Saturday, February 14, 2009

UAW throws GM under the bus

Update: Sources say negotiations will resume Sunday afternoon. Let's hope the UAW have come to their senses.

The UAW walked out on concession negotiations, according to an AP news source. They are willing to throw GM under the bus to protect their bloated benefit and pay packages. UAW wages and benefits are almost $30 per hour higher than the Japanese transplants. Unless the UAW realizes the gravity of the situation, GM and Chrysler will be forced into bankruptcy. That is a better alternative for the taxpayers. Then, the bloated UAW contract can be reduced by a judge. Have you ever seen a UAW contract? See a UAW contract here. It weighs 22 pounds. The UAW is not known for reason. A UAW organized plant(Magna New Process Gear plant) recently refused concessions even though the plant would be closed without them. They preferred unemployment to working under a reduced contract. The vote wasn't even close. The UAW rejected the concessions with 76% voting no.
AP source: GM concession talks with UAW break down
Feb 14 06:58 PM US/Eastern
By TOM KRISHER
AP Auto Writer

DETROIT (AP) - Negotiators for the United Auto Workers walked out of concession talks with General Motors Corp. Friday night in a dispute over payments to a union-administered retiree health care fund, a person briefed on the talks said Saturday.

The breakdown comes at a critical time as GM races against a Tuesday deadline to submit a plan to the government showing how it can become viable.

The Detroit-based auto giant is living on $9.4 billion in government loans, and the Treasury Department must approve its viability plan for GM to get $4 billion more. Chrysler LLC, which has received $4 billion in government loans and wants an additional $3 billion, faces the same deadline.

At GM, UAW negotiators walked away because the company made demands that were "detrimental to retirees and the ability to provide health care," according to the person, who asked not to be identified because the talks are private. breitbart.com

4 comments:

Anonymous said...

Time for GM and Chrysler to learn how to swim on their own.

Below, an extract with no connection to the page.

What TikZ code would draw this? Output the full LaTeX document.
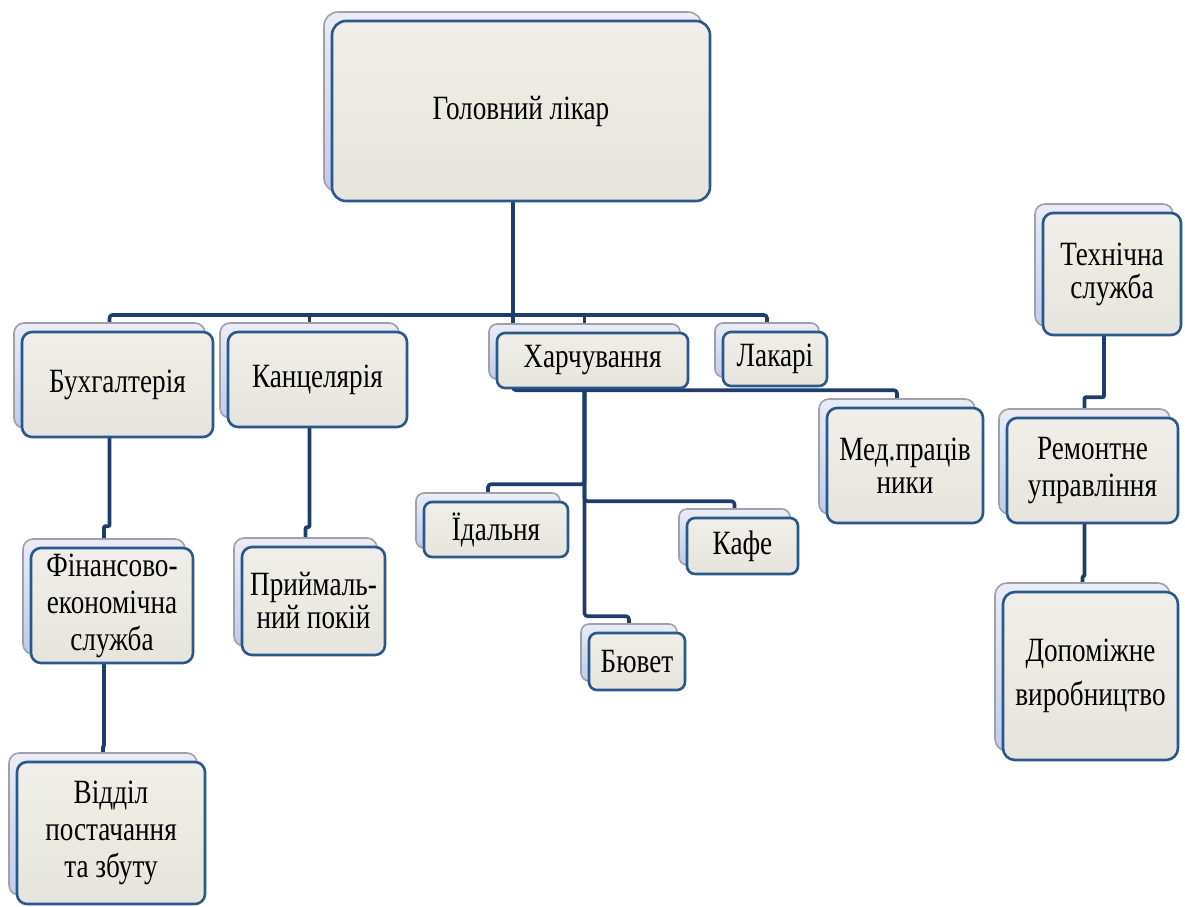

The union let them die so the union shall die with them. No bailout package should ever be used to support union, ever

Anonymous said...

If it weren't for the Unions, the big 3 wouldn't have needed a bailout. They were unable to restructure because parting bonuses made it more expensive to lay off workers than to keep them. Unions have played an important role in workers rights, and I don't see how we can make them illegal, but they are certainly nothing to look up to these days. There is someone there who's job it is to see if they have enough money in the pot to strike longer than the company can stay afloat. When they have enough, they bite the hand that feeds them until they get what they want.

How does our auto industry survive this? It is a complicated issue, only made more more so by unions, Toyota Republicans, Foreign plants in America, protectionism, foreign health care, socialism, etc. I've been blogging extensively on the issue myself.

Schnitzel_Republic said...

It really isn't so much the pay itself that makes this entire union deal so bad. Its the other items like a company pension, healthcare, and leave time.

GM has no choice...declare the bankruptcy....shut plants for 60 days and then offer a new package with greatly reduced healthcare, and just a 401K pension deal. The unions won't stand for it...but thats the way of this crisis.

Joe "Truth 101" Kelly said...

Why do you guys have a problem with labor wanting a piece of the pie? Since the air traffic controllers were fired by Reagan mangaement has had the right to hire scabs in the event of a strike. The problem is with Big Three management. They're the ones that flew their corporate jets to Washington asking for taxpayers to save their companies. They're the ones responsible for designs and parts that were inferior to Honda and Toyota.
The UAW has made concessions. Several. In 2010 the UAW takes ove rthe pension obligation. Their workers start at around $14 an hour. Management has to make concessions also in the manner of job security and it's compensation. I can see where management representatives probably told the Union management compensation was not their business then told the Union to take less. Sometimes you have to walk out to get back on track and make the other side realize what is in both party's interests.